915 F.2d 1573
William F. SMITH, Petitioner-Appellant,
Howard CARLTON, Warden, Respondent-Appellee.
United States Court of Appeals, Sixth Circuit.
Oct. 12, 1990.
NOTICE: Sixth Circuit Rule 24(c) states that citation of unpublished dispositions is disfavored except for establishing res judicata, estoppel, or the law of the case and requires service of copies of cited unpublished dispositions of the Sixth Circuit.
Before MERRITT, Chief Judge, and NATHANIEL R. JONES and WELLFORD, Circuit Judges.
William F. Smith, a pro se Tennessee prisoner, appeals the district court's order dismissing his habeas corpus petition filed under 28 U.S.C. Sec. 2254. The case has been referred to a panel of the court pursuant to Rule 9(a), Rules of the Sixth Circuit. Upon examination of the record and the briefs, this panel unanimously agrees that oral argument is not needed. Fed.R.App.P. 34(a).

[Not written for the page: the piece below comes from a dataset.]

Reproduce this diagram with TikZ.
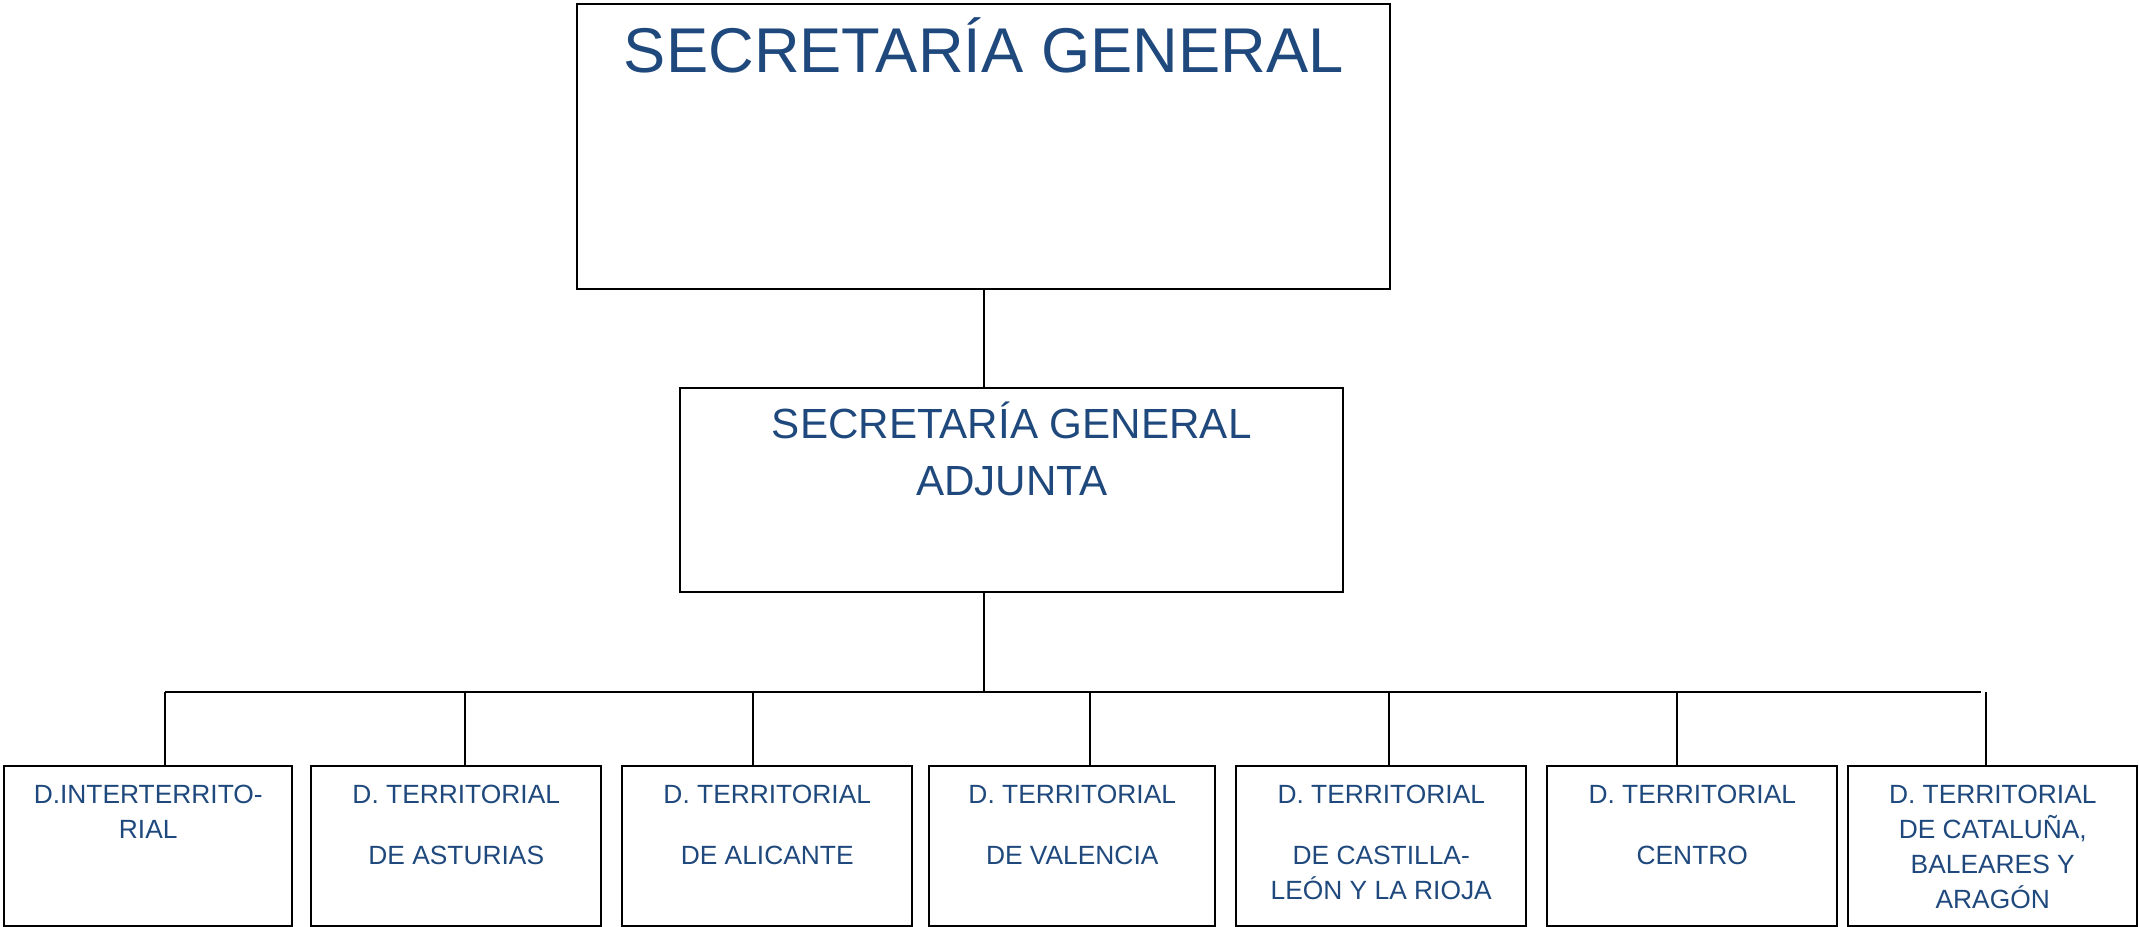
\documentclass[tikz,border=0pt]{standalone}
\usepackage{fontspec}
\setmainfont{Liberation Sans}
\usetikzlibrary{positioning,calc}
\definecolor{orgblue}{RGB}{31,73,125}
\newcommand{\boxtext}[4]{\parbox[c][#2][t]{#1}{\centering\rule{0pt}{#3}#4}}
\tikzset{
  orgbox/.style={draw,line width=0.7pt,inner sep=0pt,anchor=north west,text=orgblue},
  unitbox/.style={orgbox,font=\fontsize{7.5}{10}\selectfont},
  link/.style={line width=0.6pt}
}

\begin{document}
\begin{tikzpicture}
  \useasboundingbox (0,0) rectangle (21.39,-9.27);
  % upper levels
  \node[orgbox,font=\fontsize{18}{21.6}\selectfont] (sg) at (5.76,-0.03)
    {\boxtext{8.13cm}{2.85cm}{0.68cm}{SECRETARÍA GENERAL}};
  \node[orgbox,font=\fontsize{12}{16.2}\selectfont] (sga) at (6.79,-3.87)
    {\boxtext{6.63cm}{2.04cm}{0.50cm}{SECRETARÍA GENERAL\\ADJUNTA}};
  % delegations
  \node[unitbox] (dint) at (0.03,-7.65) {\boxtext{2.88cm}{1.6cm}{0.37cm}{D.INTERTERRITO-\\RIAL}};
  \node[unitbox] (dast) at (3.10,-7.65) {\boxtext{2.90cm}{1.6cm}{0.37cm}{D. TERRITORIAL\\[0.26cm]DE ASTURIAS}};
  \node[unitbox] (dali) at (6.21,-7.65) {\boxtext{2.90cm}{1.6cm}{0.37cm}{D. TERRITORIAL\\[0.26cm]DE ALICANTE}};
  \node[unitbox] (dval) at (9.28,-7.65) {\boxtext{2.86cm}{1.6cm}{0.37cm}{D. TERRITORIAL\\[0.26cm]DE VALENCIA}};
  \node[unitbox] (dcas) at (12.35,-7.65) {\boxtext{2.90cm}{1.6cm}{0.37cm}{D. TERRITORIAL\\[0.26cm]DE CASTILLA-\\LEÓN Y LA RIOJA}};
  \node[unitbox] (dcen) at (15.46,-7.65) {\boxtext{2.90cm}{1.6cm}{0.37cm}{D. TERRITORIAL\\[0.26cm]CENTRO}};
  \node[unitbox] (dcat) at (18.47,-7.65) {\boxtext{2.89cm}{1.6cm}{0.37cm}{D. TERRITORIAL\\DE CATALUÑA,\\BALEARES Y\\ARAGÓN}};
  % connectors
  \coordinate (bl) at (1.65,-6.92);
  \coordinate (br) at (19.81,-6.92);
  \draw[link] (sg.south) -- (sg.south |- sga.north);
  \draw[link] (sga.south -| sg.south) -- (sg.south |- bl);
  \draw[link] (bl) -- (br);
  \draw[link] (bl) -- (bl |- dint.north);
  \foreach \x/\n in {4.65/dast,7.53/dali,10.90/dval,13.89/dcas,16.77/dcen,19.86/dcat}
    \draw[link] (\x,-6.92) -- (\x,-6.92 |- \n.north);
\end{tikzpicture}
\end{document}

Smith was indicted for first-degree murder in 1983. On September 7, 1983, he pled guilty to second-degree murder pursuant to a plea agreement and was sentenced to sixty years imprisonment. The judgment indicated a determination that Smith was guilty of an aggravated offense under Tennessee law and was therefore subject to a "Range II" sentence.
After exhausting his state post-conviction remedies, which included an evidentiary hearing before the Tennessee Circuit Court, Smith filed a petition for habeas corpus relief with the district court on September 6, 1989. He alleged: (1) ineffective assistance of counsel, (2) coerced guilty plea, (3) illegal sentence, (4) cruel and unusual punishment, and (5) prosecutorial misconduct.
In a memorandum opinion and order entered on September 14, 1989, the district court determined that: (1) Smith's claim that his sentence is illegal under Tennessee law is not cognizable under 28 U.S.C. Sec. 2254; (2) the length of Smith's sentence is within the statutory maximum for second-degree murder and is not so unjust or disproportionate as to constitute cruel and unusual punishment; and (3) Smith's claim of prosecutorial misconduct would not be considered because he alleged no specific facts to support this claim. The respondent was ordered to answer the remaining claim.
On December 15, 1989, the district court entered a memorandum and order denying the writ, as it found Smith's remaining claim of ineffective assistance of counsel, based on an allegedly coerced guilty plea, to be meritless.
On appeal, Smith argues that the district court erred in not considering the illegality of his sentence and in relying on the findings of fact made by the Tennessee Court of Criminal Appeals. He continues to assert his ineffective assistance of counsel claim. Smith also requests the appointment of counsel in his brief.
Upon review, we shall affirm the district court's order for the reasons stated in its memoranda entered September 14, 1989, and December 15, 1989, and because the proceedings accorded Smith were fundamentally fair. Webster v. Rees, 729 F.2d 1078, 1079-80 (6th Cir.1984). The district court did not err in relying on the findings of facts made by the Tennessee Court of Criminal Appeals because Smith has not presented convincing evidence that those findings are erroneous. Sumner v. Mata, 449 U.S. 539, 548 (1981).
Accordingly, the request for counsel is denied and the district court's order is hereby affirmed pursuant to Rule 9(b)(5), Rules of the Sixth Circuit.